Would you repeat the listing exactly but omit every picture?
^^^^
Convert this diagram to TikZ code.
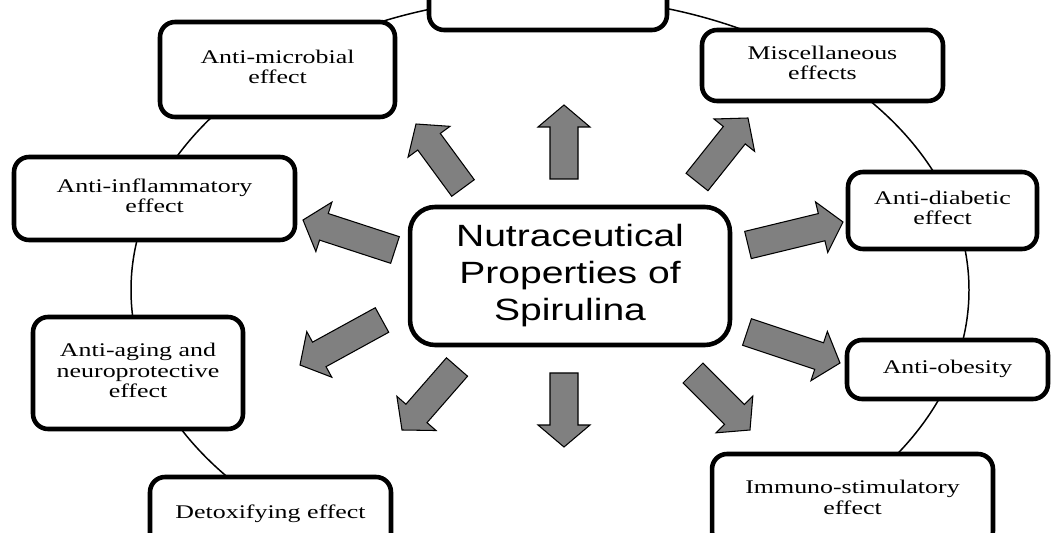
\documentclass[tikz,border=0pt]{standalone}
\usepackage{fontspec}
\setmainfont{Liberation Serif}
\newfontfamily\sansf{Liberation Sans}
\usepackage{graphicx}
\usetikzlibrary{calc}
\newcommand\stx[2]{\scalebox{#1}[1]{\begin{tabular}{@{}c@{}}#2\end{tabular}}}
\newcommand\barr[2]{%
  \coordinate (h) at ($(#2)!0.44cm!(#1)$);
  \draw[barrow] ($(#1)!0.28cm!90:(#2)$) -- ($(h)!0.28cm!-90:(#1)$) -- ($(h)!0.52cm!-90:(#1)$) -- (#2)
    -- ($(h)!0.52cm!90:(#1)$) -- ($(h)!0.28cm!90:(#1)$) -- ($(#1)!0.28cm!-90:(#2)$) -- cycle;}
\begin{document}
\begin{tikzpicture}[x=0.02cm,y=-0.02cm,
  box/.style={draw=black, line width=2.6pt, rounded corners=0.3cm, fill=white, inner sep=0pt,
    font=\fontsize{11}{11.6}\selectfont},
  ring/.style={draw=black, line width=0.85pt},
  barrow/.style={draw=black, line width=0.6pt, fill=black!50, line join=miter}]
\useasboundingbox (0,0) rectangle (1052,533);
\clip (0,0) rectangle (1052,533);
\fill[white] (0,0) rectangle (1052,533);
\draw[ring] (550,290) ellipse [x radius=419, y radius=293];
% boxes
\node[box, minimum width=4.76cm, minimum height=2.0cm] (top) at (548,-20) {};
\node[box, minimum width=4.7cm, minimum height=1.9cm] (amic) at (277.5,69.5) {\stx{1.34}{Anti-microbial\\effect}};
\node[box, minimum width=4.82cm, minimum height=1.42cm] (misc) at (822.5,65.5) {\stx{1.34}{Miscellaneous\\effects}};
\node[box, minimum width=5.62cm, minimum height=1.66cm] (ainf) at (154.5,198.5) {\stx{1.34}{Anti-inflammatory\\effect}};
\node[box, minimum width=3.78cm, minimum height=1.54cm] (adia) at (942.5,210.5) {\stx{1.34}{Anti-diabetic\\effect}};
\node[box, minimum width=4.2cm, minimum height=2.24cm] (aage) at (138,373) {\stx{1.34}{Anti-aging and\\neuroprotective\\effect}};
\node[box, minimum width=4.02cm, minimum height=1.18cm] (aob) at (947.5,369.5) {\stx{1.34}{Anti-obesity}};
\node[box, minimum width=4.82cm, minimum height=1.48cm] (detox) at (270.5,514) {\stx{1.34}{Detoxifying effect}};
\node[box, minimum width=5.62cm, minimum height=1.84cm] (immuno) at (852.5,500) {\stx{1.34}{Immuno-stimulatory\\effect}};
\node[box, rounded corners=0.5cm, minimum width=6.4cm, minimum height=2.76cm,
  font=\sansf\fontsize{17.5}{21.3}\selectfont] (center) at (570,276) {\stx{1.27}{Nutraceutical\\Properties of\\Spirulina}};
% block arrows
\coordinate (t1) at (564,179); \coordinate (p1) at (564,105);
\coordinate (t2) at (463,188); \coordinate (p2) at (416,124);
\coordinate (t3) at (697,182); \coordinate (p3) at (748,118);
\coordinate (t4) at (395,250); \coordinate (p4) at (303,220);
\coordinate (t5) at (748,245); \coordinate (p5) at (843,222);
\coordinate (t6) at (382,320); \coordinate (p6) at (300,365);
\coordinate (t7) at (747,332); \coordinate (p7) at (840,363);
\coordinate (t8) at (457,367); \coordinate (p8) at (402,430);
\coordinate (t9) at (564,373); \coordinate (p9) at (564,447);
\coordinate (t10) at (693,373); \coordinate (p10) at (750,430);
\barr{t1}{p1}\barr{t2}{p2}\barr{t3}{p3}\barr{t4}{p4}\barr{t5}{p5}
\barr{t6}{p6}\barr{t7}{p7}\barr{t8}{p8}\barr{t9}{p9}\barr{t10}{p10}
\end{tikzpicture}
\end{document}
^^^^
Expected answer ::
Convert this diagram to TikZ code.
\documentclass[tikz,border=0pt]{standalone}
\usepackage{fontspec}
\setmainfont{Liberation Serif}
\newfontfamily\sansf{Liberation Sans}
\usepackage{graphicx}
\usetikzlibrary{calc}
\newcommand\stx[2]{\scalebox{#1}[1]{\begin{tabular}{@{}c@{}}#2\end{tabular}}}
\newcommand\barr[2]{%
  \coordinate (h) at ($(#2)!0.44cm!(#1)$);
  \draw[barrow] ($(#1)!0.28cm!90:(#2)$) -- ($(h)!0.28cm!-90:(#1)$) -- ($(h)!0.52cm!-90:(#1)$) -- (#2)
    -- ($(h)!0.52cm!90:(#1)$) -- ($(h)!0.28cm!90:(#1)$) -- ($(#1)!0.28cm!-90:(#2)$) -- cycle;}
\begin{document}
\begin{tikzpicture}[x=0.02cm,y=-0.02cm,
  box/.style={draw=black, line width=2.6pt, rounded corners=0.3cm, fill=white, inner sep=0pt,
    font=\fontsize{11}{11.6}\selectfont},
  ring/.style={draw=black, line width=0.85pt},
  barrow/.style={draw=black, line width=0.6pt, fill=black!50, line join=miter}]
\useasboundingbox (0,0) rectangle (1052,533);
\clip (0,0) rectangle (1052,533);
\fill[white] (0,0) rectangle (1052,533);
\draw[ring] (550,290) ellipse [x radius=419, y radius=293];
% boxes
\node[box, minimum width=4.76cm, minimum height=2.0cm] (top) at (548,-20) {};
\node[box, minimum width=4.7cm, minimum height=1.9cm] (amic) at (277.5,69.5) {\stx{1.34}{Anti-microbial\\effect}};
\node[box, minimum width=4.82cm, minimum height=1.42cm] (misc) at (822.5,65.5) {\stx{1.34}{Miscellaneous\\effects}};
\node[box, minimum width=5.62cm, minimum height=1.66cm] (ainf) at (154.5,198.5) {\stx{1.34}{Anti-inflammatory\\effect}};
\node[box, minimum width=3.78cm, minimum height=1.54cm] (adia) at (942.5,210.5) {\stx{1.34}{Anti-diabetic\\effect}};
\node[box, minimum width=4.2cm, minimum height=2.24cm] (aage) at (138,373) {\stx{1.34}{Anti-aging and\\neuroprotective\\effect}};
\node[box, minimum width=4.02cm, minimum height=1.18cm] (aob) at (947.5,369.5) {\stx{1.34}{Anti-obesity}};
\node[box, minimum width=4.82cm, minimum height=1.48cm] (detox) at (270.5,514) {\stx{1.34}{Detoxifying effect}};
\node[box, minimum width=5.62cm, minimum height=1.84cm] (immuno) at (852.5,500) {\stx{1.34}{Immuno-stimulatory\\effect}};
\node[box, rounded corners=0.5cm, minimum width=6.4cm, minimum height=2.76cm,
  font=\sansf\fontsize{17.5}{21.3}\selectfont] (center) at (570,276) {\stx{1.27}{Nutraceutical\\Properties of\\Spirulina}};
% block arrows
\coordinate (t1) at (564,179); \coordinate (p1) at (564,105);
\coordinate (t2) at (463,188); \coordinate (p2) at (416,124);
\coordinate (t3) at (697,182); \coordinate (p3) at (748,118);
\coordinate (t4) at (395,250); \coordinate (p4) at (303,220);
\coordinate (t5) at (748,245); \coordinate (p5) at (843,222);
\coordinate (t6) at (382,320); \coordinate (p6) at (300,365);
\coordinate (t7) at (747,332); \coordinate (p7) at (840,363);
\coordinate (t8) at (457,367); \coordinate (p8) at (402,430);
\coordinate (t9) at (564,373); \coordinate (p9) at (564,447);
\coordinate (t10) at (693,373); \coordinate (p10) at (750,430);
\barr{t1}{p1}\barr{t2}{p2}\barr{t3}{p3}\barr{t4}{p4}\barr{t5}{p5}
\barr{t6}{p6}\barr{t7}{p7}\barr{t8}{p8}\barr{t9}{p9}\barr{t10}{p10}
\end{tikzpicture}
\end{document}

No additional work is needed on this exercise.